New B&G Head Will Use Industry Ideas


Like a confident businessman, J. Lawrence Joyce walked through the Buildings and Grounds office yesterday where he will soon be the director, introducing himself to employees and greeting by name one man whose picture he remembered from the staff book.

"I'd like to tell you I'm going to improve morale in the department," he said, "but I don't know that it needs improving."

President Bok's choice last week of Joyce, Boston facilities manager for Honeywell Inc., as director of Buildings and Grounds shows Harvard's desire to import professional management to run the University more efficiently and less expensively.

Like the appointment five years ago of former Sheraton executive Stephen S.J. Hall as vice president for administration, Joyce's appointment, which takes effect on June 15, will probably result in Harvard operations that look more like those in big business.

"I've been successful in the past introducing industry engineered programs which make work easier," Joyce said, adding that he is looking forward to trying them in an academic environment.



Joyce also said he wants to decentralize Buildings and Grounds and make it more independent.

"My impression is that the real direction of the operations of the Buildings and Grounds department has been coming out of the vice president for administration's office," Joyce said.

"I want to implement a system where decision making is at the lowest possible organizational level in order to avoid the escalation of problems," he said. "I don't want a girl at Radcliffe calling up President Bok because her heat doesn't work."

He hopes in his system the girl would call the unit supervisor--the person who could take care of her problem.

Joyce does not have any specific solutions to offer for Buildings and Grounds because, he said smiling, he does not yet know the specific problems.
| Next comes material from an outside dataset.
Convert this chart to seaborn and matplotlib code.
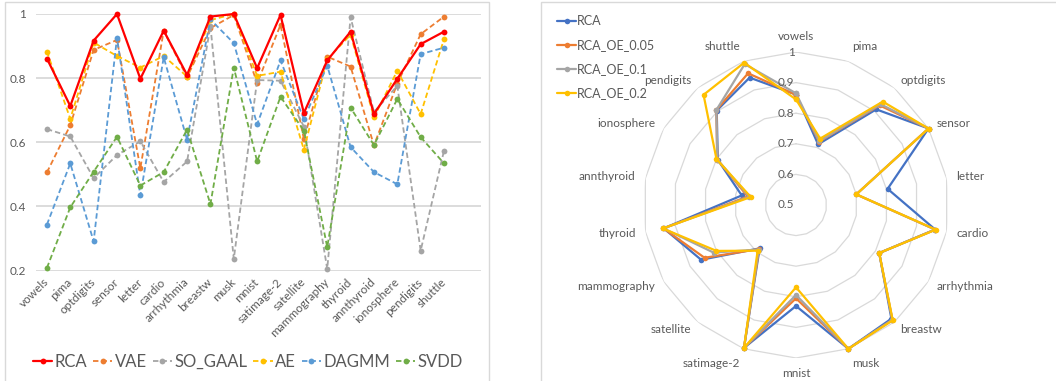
import numpy as np
import pandas as pd
import matplotlib
matplotlib.use("Agg")
import matplotlib.pyplot as plt
from matplotlib.patches import Rectangle
from matplotlib.transforms import offset_copy
import seaborn as sns

datasets = ["vowels", "pima", "optdigits", "sensor", "letter", "cardio", "arrhythmia",
            "breastw", "musk", "mnist", "satimage-2", "satellite", "mammography",
            "thyroid", "annthyroid", "ionosphere", "pendigits", "shuttle"]

# left panel: AUC per baseline
models = ["RCA", "VAE", "SO_GAAL", "AE", "DAGMM", "SVDD"]
rca = [0.861, 0.713, 0.917, 1.0, 0.798, 0.948, 0.810, 0.992, 1.0, 0.831, 0.997, 0.691, 0.855, 0.945, 0.688, 0.798, 0.906, 0.945]
vae = [0.506, 0.653, 0.888, 0.919, 0.519, 0.948, 0.803, 0.956, 0.997, 0.784, 0.966, 0.610, 0.867, 0.836, 0.590, 0.783, 0.937, 0.992]
so_gaal = [0.641, 0.618, 0.488, 0.560, 0.603, 0.476, 0.540, 0.962, 0.236, 0.794, 0.792, 0.649, 0.205, 0.990, 0.694, 0.776, 0.262, 0.574]
ae = [0.883, 0.673, 0.911, 0.869, 0.833, 0.869, 0.805, 0.981, 1.0, 0.807, 0.820, 0.577, 0.859, 0.935, 0.678, 0.823, 0.688, 0.922]
dagmm = [0.343, 0.534, 0.291, 0.926, 0.434, 0.865, 0.608, 0.983, 0.909, 0.656, 0.855, 0.672, 0.839, 0.585, 0.507, 0.469, 0.875, 0.895]
svdd = [0.208, 0.397, 0.508, 0.617, 0.465, 0.507, 0.639, 0.407, 0.833, 0.540, 0.742, 0.636, 0.273, 0.708, 0.591, 0.735, 0.616, 0.534]
model_colors = ["#ff0000", "#ed7d31", "#a5a5a5", "#ffc000", "#5b9bd5", "#70ad47"]

# right panel: RCA with outlier ratio variants
variants = ["RCA", "RCA_OE_0.05", "RCA_OE_0.1", "RCA_OE_0.2"]
r_rca = [0.861, 0.711, 0.908, 1.0, 0.804, 0.962, 0.814, 0.985, 1.0, 0.830, 0.997, 0.685, 0.858, 0.939, 0.680, 0.795, 0.903, 0.943]
r_oe05 = [0.860, 0.720, 0.925, 1.0, 0.700, 0.962, 0.814, 0.990, 1.0, 0.805, 0.997, 0.688, 0.845, 0.940, 0.660, 0.797, 0.905, 0.958]
r_oe10 = [0.865, 0.722, 0.930, 1.0, 0.700, 0.962, 0.814, 0.990, 1.0, 0.794, 0.997, 0.690, 0.811, 0.940, 0.655, 0.797, 0.905, 0.990]
r_oe20 = [0.845, 0.731, 0.941, 1.0, 0.700, 0.964, 0.814, 0.992, 1.0, 0.769, 0.997, 0.695, 0.800, 0.942, 0.650, 0.800, 0.970, 0.995]
variant_colors = ["#4472c4", "#ed7d31", "#a5a5a5", "#ffc000"]
rings = [0.6, 0.7, 0.8, 0.9, 1.0]
ring_labels = ["0.5", "0.6", "0.7", "0.8", "0.9", "1"]

sns.set_style("white")
plt.rcParams['font.family'] = ['Lato', 'DejaVu Sans']
txt = "#595959"
grid = "#d9d9d9"

W, H = 1056, 381
fig = plt.figure(figsize=(W / 100, H / 100), dpi=100)

# chart frames
fig.add_artist(Rectangle((5 / W, -0.1), 484 / W, 1.1 - 2 / H, transform=fig.transFigure,
                         fill=False, ec=grid, lw=1))
fig.add_artist(Rectangle((541 / W, -0.1), 0.6, 1.1 - 2 / H, transform=fig.transFigure,
                         fill=False, ec=grid, lw=1))

# ---- left line chart
pos = np.arange(len(datasets))
left_df = pd.concat([pd.DataFrame({"pos": pos, "auc": v, "model": m})
                     for m, v in zip(models, [rca, vae, so_gaal, ae, dagmm, svdd])])

ax = fig.add_axes([35.7 / W, 1 - 270.5 / H, 445 / W, 256.5 / H])
dash = {m: (3, 1.7) for m in models}
dash["RCA"] = ""
sns.lineplot(data=left_df, x="pos", y="auc", hue="model", style="model", hue_order=models,
             style_order=models, palette=model_colors, dashes=dash,
             markers={m: "o" for m in models}, markersize=4.2, markeredgewidth=0,
             linewidth=1.3, estimator=None, legend=False, ax=ax)
for line, m in zip(ax.lines, models):
    line.set_label(m)
    line.set_clip_on(False)
ax.lines[0].set_linewidth(1.6)
ax.lines[0].set_zorder(5)

ax.set_xlim(-0.48, 18.57)
ax.set_ylim(0.2, 1.0)
ax.set_yticks([0.2, 0.4, 0.6, 0.8, 1.0])
ax.set_yticklabels(["0.2", "0.4", "0.6", "0.8", "1"], fontsize=8.5, color=txt)
ax.set_xticks(pos)
ax.set_xticklabels(datasets, rotation=45, ha="right", va="center", rotation_mode="anchor",
                   fontsize=8.5, color=txt)
ax.tick_params(axis="x", length=0, pad=7)
ax.tick_params(axis="y", length=0, pad=7)
ax.yaxis.grid(True, color=grid, lw=1.3)
ax.set_axisbelow(True)
ax.set_xlabel("")
ax.set_ylabel("")
for s in ax.spines.values():
    s.set_visible(False)

fig.legend(handles=ax.lines[:6], labels=models, loc="center",
           bbox_to_anchor=(248 / W, 1 - 362 / H), ncol=6, frameon=False, fontsize=12,
           handlelength=1.15, handletextpad=0.15, columnspacing=0.35, labelcolor=txt,
           numpoints=1)

# ---- right radar chart
n = len(datasets)
angles = np.linspace(0, 2 * np.pi, n, endpoint=False)
loop = np.append(angles, 2 * np.pi)
radar_df = pd.concat([pd.DataFrame({"theta": loop, "auc": np.append(v, v[0]), "variant": name})
                      for name, v in zip(variants, [r_rca, r_oe05, r_oe10, r_oe20])])

rax = fig.add_axes([(796 - 153) / W, (H - 205 - 153) / H, 306 / W, 306 / H], projection="polar")
rax.set_theta_zero_location("N")
rax.set_theta_direction(-1)
sns.lineplot(data=radar_df, x="theta", y="auc", hue="variant", hue_order=variants,
             palette=variant_colors, marker="o", markersize=4, markeredgewidth=0,
             linewidth=1.6, sort=False, estimator=None, legend=False, ax=rax)
for line, name in zip(rax.lines, variants):
    line.set_label(name)
    line.set_clip_on(False)
series_lines = list(rax.lines[:4])

for r in rings:
    rax.plot(loop, [r] * len(loop), color=grid, lw=0.9, zorder=0)

rax.set_ylim(0.5, 1.0)
rax.grid(False)
rax.spines["polar"].set_visible(False)
rax.set_xticks([])
rax.set_yticks([])
rax.set_xlabel("")
rax.set_ylabel("")
rax.set_facecolor("none")

lab_tr = offset_copy(rax.transData, fig=fig, x=-1, y=0, units="points")
for v, lab in zip([0.5] + rings, ring_labels):
    rax.text(0, v, lab, transform=lab_tr, ha="right", va="center", fontsize=8.5, color=txt)

for a, name in zip(angles, datasets):
    s, c = np.sin(a), np.cos(a)
    ha = "center" if abs(s) < 0.1 else ("left" if s > 0 else "right")
    va = "bottom" if c > 0.8 else ("top" if c < -0.8 else "center")
    rax.annotate(name, (a, 1.0), xytext=(7 * s, 7 * c), textcoords="offset points",
                 ha=ha, va=va, fontsize=8.5, color=txt)

fig.legend(handles=series_lines, labels=variants, loc="upper left",
           bbox_to_anchor=(546 / W, 1 - 4 / H), frameon=False, fontsize=9,
           labelspacing=0.95, handlelength=1.5, handletextpad=0.1, labelcolor=txt,
           numpoints=1)

fig.savefig("out.png", dpi=100)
He emphasized that all his impressions so far are tentative, that some ideas he has may already have been carried out.

No Promotions

Joyce explained he left Honeywell after 18 years because there were no more promotions for him in facilities management unless he was willing to move to Minnesota.

"I was born in Boston," he said, and added that his family still lives in the area.

Students and faculty had mixed reactions to Hall's efforts to bring business efficiency and innovations to academia, Joyce hopes they will react positively to his efforts.